GOAL: Retype the data exactly, from its first line to the line containing "import matplotlib.pyplot as plt", including both, and skip any picture.

DATA SHOWN:
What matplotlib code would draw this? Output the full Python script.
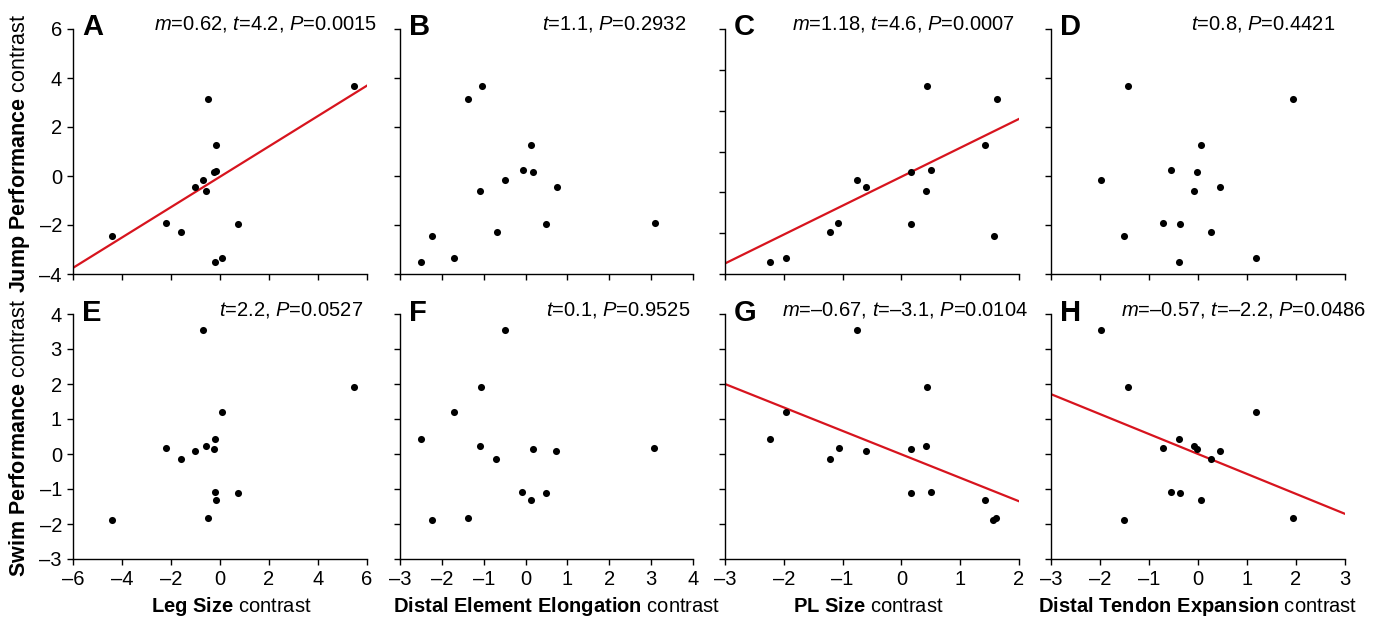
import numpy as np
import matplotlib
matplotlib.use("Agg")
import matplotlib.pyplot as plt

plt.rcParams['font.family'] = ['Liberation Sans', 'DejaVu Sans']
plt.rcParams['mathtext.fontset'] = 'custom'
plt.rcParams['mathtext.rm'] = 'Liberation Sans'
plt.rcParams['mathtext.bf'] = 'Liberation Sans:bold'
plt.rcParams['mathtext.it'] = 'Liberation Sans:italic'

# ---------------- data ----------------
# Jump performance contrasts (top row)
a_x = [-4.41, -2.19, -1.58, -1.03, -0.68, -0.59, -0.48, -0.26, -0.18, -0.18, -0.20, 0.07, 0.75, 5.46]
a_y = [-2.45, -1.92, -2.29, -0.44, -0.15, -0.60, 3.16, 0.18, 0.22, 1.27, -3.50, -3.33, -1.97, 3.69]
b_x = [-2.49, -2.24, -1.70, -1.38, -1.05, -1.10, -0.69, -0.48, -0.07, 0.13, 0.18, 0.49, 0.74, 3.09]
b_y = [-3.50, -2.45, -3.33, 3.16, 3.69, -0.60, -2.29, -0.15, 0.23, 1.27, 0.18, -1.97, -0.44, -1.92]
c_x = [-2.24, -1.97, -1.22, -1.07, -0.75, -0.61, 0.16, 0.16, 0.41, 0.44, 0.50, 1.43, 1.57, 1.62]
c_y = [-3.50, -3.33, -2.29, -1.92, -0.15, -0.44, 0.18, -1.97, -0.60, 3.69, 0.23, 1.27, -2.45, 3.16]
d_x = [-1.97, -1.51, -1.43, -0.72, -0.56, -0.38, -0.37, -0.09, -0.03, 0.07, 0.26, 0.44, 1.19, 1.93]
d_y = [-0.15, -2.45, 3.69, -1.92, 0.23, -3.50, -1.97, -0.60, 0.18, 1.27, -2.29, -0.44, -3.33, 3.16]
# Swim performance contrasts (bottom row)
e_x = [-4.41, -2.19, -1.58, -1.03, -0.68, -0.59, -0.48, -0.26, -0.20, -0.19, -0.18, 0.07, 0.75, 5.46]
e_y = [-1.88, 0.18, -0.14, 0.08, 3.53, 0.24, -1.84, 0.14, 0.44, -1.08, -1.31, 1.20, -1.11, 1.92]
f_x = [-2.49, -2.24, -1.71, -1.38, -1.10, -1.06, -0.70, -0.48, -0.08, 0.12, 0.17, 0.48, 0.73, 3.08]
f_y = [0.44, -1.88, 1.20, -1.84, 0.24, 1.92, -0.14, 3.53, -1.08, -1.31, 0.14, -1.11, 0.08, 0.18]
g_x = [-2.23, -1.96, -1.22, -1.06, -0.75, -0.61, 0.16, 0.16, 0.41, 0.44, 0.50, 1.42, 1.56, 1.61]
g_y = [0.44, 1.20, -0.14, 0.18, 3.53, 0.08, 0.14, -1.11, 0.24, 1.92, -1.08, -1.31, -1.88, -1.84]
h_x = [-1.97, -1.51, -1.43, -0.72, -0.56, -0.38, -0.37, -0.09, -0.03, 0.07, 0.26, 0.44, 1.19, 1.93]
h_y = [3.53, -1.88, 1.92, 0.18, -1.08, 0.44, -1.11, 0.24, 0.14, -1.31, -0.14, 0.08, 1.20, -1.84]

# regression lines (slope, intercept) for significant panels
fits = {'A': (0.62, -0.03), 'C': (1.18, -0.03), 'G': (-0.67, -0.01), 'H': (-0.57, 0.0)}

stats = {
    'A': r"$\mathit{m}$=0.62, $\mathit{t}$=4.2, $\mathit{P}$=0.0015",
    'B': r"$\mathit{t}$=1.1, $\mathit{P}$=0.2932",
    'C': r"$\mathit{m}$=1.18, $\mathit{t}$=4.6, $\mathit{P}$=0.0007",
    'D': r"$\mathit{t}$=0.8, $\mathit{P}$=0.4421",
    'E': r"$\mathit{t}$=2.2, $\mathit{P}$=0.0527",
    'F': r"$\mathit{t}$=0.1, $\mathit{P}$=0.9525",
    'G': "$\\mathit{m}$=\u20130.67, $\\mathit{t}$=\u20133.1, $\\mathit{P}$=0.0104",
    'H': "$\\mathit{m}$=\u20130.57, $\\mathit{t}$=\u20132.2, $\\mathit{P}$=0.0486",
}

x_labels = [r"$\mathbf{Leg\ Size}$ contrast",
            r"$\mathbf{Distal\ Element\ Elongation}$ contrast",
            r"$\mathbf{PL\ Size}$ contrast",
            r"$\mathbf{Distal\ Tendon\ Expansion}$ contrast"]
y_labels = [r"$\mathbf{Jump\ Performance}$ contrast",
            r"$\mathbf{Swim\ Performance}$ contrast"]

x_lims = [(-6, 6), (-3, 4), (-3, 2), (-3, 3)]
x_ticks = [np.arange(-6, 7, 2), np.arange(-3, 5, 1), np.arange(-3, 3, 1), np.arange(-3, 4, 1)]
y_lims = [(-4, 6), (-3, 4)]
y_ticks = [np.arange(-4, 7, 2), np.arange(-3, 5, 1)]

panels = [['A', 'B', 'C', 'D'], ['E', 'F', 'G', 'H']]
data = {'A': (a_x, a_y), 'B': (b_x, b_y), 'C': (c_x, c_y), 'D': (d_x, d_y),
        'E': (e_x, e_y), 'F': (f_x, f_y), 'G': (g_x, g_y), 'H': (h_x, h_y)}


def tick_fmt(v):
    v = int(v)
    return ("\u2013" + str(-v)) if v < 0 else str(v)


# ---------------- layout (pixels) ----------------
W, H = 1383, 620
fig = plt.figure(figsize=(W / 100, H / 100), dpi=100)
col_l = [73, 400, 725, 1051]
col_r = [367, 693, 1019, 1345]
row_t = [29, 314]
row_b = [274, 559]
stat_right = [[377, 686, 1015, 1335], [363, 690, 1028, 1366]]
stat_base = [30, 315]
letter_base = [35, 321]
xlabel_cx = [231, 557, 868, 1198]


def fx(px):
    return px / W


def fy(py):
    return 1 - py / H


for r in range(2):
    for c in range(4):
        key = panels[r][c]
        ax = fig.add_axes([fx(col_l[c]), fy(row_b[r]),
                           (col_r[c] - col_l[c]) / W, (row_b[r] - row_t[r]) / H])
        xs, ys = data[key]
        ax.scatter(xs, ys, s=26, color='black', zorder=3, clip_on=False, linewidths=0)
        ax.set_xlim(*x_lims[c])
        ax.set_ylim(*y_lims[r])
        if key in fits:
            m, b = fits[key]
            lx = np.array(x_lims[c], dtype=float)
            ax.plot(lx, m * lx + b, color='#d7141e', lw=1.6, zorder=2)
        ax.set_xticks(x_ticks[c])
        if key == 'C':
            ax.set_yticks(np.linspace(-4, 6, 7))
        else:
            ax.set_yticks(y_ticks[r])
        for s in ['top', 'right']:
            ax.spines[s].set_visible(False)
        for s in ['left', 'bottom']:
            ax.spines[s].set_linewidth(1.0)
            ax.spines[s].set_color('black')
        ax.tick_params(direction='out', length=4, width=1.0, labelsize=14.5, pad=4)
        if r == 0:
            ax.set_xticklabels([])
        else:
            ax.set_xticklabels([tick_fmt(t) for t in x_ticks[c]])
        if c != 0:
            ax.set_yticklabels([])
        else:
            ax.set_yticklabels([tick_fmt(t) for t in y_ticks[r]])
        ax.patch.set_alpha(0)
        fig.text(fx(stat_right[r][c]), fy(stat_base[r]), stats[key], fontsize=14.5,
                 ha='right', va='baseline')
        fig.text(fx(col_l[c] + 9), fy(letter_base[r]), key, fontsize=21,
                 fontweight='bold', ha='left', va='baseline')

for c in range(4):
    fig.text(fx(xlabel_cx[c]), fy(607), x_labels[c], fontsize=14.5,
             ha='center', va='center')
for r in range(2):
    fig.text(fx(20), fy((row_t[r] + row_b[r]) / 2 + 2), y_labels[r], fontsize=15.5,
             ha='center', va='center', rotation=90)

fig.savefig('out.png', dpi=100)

RESPONSE TO THIS EXERCISE:
What matplotlib code would draw this? Output the full Python script.
import numpy as np
import matplotlib
matplotlib.use("Agg")
import matplotlib.pyplot as plt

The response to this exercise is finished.